Introduction to Jazz
Mus/AAAS 74
Prof. Robert Zimmerman
rzman@duke.edu
Syncopation

These two short excerpts are intended to help you hear syncopated rhythms. The first is the theme of a classical symphony, and it is played with no syncopation whatsoever. The second is an adaptation of the same melody from a recent album by rock guitarist Carlos Santana, and it is highly syncopated. These excerpts will be most useful if you listen to them along with the presentations that I have put together. Hopefully these will work fine on your computers--if not, let me know. The presentations are NOT accessible from off campus, unfortunately.

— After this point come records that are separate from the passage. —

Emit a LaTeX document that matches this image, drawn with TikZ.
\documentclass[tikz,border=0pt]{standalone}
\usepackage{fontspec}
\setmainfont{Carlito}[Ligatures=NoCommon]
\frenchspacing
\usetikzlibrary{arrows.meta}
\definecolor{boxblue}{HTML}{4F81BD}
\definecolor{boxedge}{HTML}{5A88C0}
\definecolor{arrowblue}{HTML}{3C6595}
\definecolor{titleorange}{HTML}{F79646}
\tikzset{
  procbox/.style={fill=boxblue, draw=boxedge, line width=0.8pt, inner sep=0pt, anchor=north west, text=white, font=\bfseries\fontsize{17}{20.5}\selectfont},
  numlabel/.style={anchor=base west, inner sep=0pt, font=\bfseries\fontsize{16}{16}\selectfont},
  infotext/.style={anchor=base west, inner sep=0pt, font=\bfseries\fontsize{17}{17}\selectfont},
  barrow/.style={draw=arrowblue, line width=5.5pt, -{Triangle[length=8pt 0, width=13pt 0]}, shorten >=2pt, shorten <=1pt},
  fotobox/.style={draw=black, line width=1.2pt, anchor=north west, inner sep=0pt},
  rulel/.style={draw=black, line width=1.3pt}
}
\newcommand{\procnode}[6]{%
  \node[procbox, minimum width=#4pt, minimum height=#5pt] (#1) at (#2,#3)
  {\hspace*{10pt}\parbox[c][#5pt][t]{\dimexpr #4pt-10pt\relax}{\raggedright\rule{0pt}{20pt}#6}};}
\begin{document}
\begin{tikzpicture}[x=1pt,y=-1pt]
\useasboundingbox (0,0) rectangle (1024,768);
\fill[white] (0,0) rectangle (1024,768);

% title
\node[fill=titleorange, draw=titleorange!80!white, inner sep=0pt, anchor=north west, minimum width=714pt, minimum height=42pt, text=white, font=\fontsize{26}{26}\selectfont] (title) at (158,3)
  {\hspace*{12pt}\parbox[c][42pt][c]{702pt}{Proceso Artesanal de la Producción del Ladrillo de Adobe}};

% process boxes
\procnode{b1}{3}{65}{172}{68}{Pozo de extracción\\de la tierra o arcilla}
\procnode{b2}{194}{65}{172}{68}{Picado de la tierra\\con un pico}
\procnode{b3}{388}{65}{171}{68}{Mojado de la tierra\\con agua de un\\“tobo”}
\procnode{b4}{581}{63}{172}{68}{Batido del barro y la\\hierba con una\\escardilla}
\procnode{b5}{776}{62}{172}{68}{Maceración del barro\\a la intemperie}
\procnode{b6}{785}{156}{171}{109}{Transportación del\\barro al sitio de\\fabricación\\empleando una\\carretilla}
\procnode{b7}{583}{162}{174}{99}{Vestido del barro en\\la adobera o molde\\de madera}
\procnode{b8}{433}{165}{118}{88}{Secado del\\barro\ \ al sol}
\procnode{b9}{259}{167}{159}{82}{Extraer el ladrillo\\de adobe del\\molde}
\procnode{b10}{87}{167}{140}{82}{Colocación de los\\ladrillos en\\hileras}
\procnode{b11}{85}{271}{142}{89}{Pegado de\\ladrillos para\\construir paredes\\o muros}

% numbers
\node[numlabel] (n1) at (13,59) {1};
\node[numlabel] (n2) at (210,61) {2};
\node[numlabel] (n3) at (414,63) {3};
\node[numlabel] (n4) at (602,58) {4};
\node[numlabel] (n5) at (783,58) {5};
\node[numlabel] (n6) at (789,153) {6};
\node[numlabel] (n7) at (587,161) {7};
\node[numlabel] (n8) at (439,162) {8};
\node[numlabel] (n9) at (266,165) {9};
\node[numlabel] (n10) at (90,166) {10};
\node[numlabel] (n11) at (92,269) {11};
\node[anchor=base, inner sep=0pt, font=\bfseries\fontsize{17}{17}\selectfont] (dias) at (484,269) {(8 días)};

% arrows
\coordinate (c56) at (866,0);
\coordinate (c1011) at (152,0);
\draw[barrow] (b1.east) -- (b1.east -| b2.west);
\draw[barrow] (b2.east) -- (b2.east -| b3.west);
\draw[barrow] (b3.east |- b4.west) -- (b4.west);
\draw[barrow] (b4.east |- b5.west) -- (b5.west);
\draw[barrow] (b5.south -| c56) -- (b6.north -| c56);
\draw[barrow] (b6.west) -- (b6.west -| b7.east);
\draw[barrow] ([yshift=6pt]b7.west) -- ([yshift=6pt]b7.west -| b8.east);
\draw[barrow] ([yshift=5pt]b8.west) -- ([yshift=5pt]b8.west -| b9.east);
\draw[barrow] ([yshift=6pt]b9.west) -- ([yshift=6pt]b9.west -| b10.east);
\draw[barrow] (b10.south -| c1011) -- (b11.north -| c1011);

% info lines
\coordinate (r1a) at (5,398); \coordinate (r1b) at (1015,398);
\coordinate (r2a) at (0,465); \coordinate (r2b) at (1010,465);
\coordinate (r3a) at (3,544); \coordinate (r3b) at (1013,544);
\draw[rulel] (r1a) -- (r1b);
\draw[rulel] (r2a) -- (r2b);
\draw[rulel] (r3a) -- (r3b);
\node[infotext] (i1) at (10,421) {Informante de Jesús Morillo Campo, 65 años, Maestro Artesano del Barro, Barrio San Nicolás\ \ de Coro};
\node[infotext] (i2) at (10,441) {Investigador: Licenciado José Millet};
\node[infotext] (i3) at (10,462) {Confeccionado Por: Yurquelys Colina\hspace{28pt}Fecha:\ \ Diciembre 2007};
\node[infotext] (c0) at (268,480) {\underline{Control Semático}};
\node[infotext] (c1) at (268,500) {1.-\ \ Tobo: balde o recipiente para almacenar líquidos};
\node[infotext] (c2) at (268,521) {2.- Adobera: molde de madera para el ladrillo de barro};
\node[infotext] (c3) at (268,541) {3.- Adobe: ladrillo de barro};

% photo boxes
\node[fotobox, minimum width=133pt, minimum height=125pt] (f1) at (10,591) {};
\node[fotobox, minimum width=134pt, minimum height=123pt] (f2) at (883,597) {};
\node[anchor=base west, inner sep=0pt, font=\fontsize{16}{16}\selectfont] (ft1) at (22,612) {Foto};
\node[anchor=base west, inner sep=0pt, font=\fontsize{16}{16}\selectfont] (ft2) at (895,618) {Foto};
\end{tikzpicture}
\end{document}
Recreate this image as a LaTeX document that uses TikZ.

Skip to the Santana excerpt

Unsyncopated    Symphony no. 3, 3rd movement (composed in 1883)
The New York Philharmonic; Leonard Bernstein, conductor.

The commentary that follows will appear along with the presentation, but I have duplicated it here in case you have trouble reading it or getting the presentation to work.

In this excerpt from a classical symphony (composed in 1883) the melody and the meter are in complete accord--there is no syncopation whatsoever. Each measure has three beats, and the first beat (aka the downbeat) is always emphasized. Most of the phrases are made up of pickup notes that lead to a long, heavy note on the downbeat.

You may also notice that the beat speeds up and slows down. This is especially clear at end of the excerpt, where I stop the counter precisely because the beats are stretched out and hard to follow. This is not a sign of sloppy playing, it is the correct way of performing this kind of music--the theme here is full of pathos, and the orchestra's conductor is expected to milk that for all it is worth (in this case it's Leonard Bernstein, one of the most famous of all American conductors and, incidentally, a big jazz fan). This kind of ebb and flow in the tempo is called "rubato," and it is quite common in certain kinds of classical music but rare in jazz.

Besides the lack of syncopation and the use of rubato, you can hear several other distinctions between typical classical and jazz styles. There are no drums in this excerpt, and drums play at best an incidentally part in most classical music composed before the early 20th century, while they are central to most jazz. In this excerpt, almost all of the instruments are massed together, piling the sound up into thick, rich waves, while jazz is usually very clearly layered, with the bass, drums, piano, and horns each doing their own thing. Also there is no improvisation in this excerpt--all the musicians are playing exactly what was written by the composer--while in a jazz performance there is a great deal of improvisation.

You may also have noted that this music is based on a three-beat measure, while jazz typically uses a four-beat measure, but there is no great significance to this difference--jazz can (and since the 1950s often has been) played in triple meters (that is, with measures divided into a multiple of 3).

Syncopated    Love of My Life (1999)
Carlos Santana with Dave Matthews

The commentary that follows will appear along with the presentation, but I have duplicated it here in case you have trouble reading it or getting the presentation to work.

Though this recording is worlds apart from the Brahms in terms of the overall sound, this particular theme has been lifted almost literally from the symphony and placed in the song. You can hear the same contour and the same phrasing, which reiterates a simple pattern--three notes going up (the last one held out) answered by three notes coming down.

One significant change is that Santana's version is syncopated throughout. The display above should help you pick this out--underneath the 1 2 3 4 count of beats, the words "strong," "weak", "strong" come up to indicate the relative emphasis on each note of the melody. What I want you to notice is how the accented notes in the melody are placed between the beats, while the unaccented notes fall on the beat. The three note phrases lead up to and land on the last note, just as they did in Brahms's version, but that last note doesn't coincide with the downbeat, it anticipates the downbeat. The anticipation is especially easy to hear the very first time, because it is followed immediately by a cymbal crash on the downbeat. (It may also help to listen to the way this same theme is sung: "You're the LOVE... Of my LIFE," etc.) Syncopation like this would have sounded bizarre to Brahms or any other European living before the early 20th century. It sounds completely normal to us, though. It's a legacy of the music brought to American by African slaves and it now infuses almost all forms of popular music. The change from three beat measures in the symphony to four beat measures here is not nearly as significant--three and four beat measures are idiomatic in both African and European styles.

Relative to the symphony, there are several other features in Santana's recording that reflect its African roots. One is the loose, improvisatory feel of the Brahms theme when it is sung, the way it floats over the beat. Others are the prominence of the percussion, the way the bass, drums, guitar, vocal, and other parts are layered, the vocal inflections of the guitar playing, and the style and voice quality of the singer.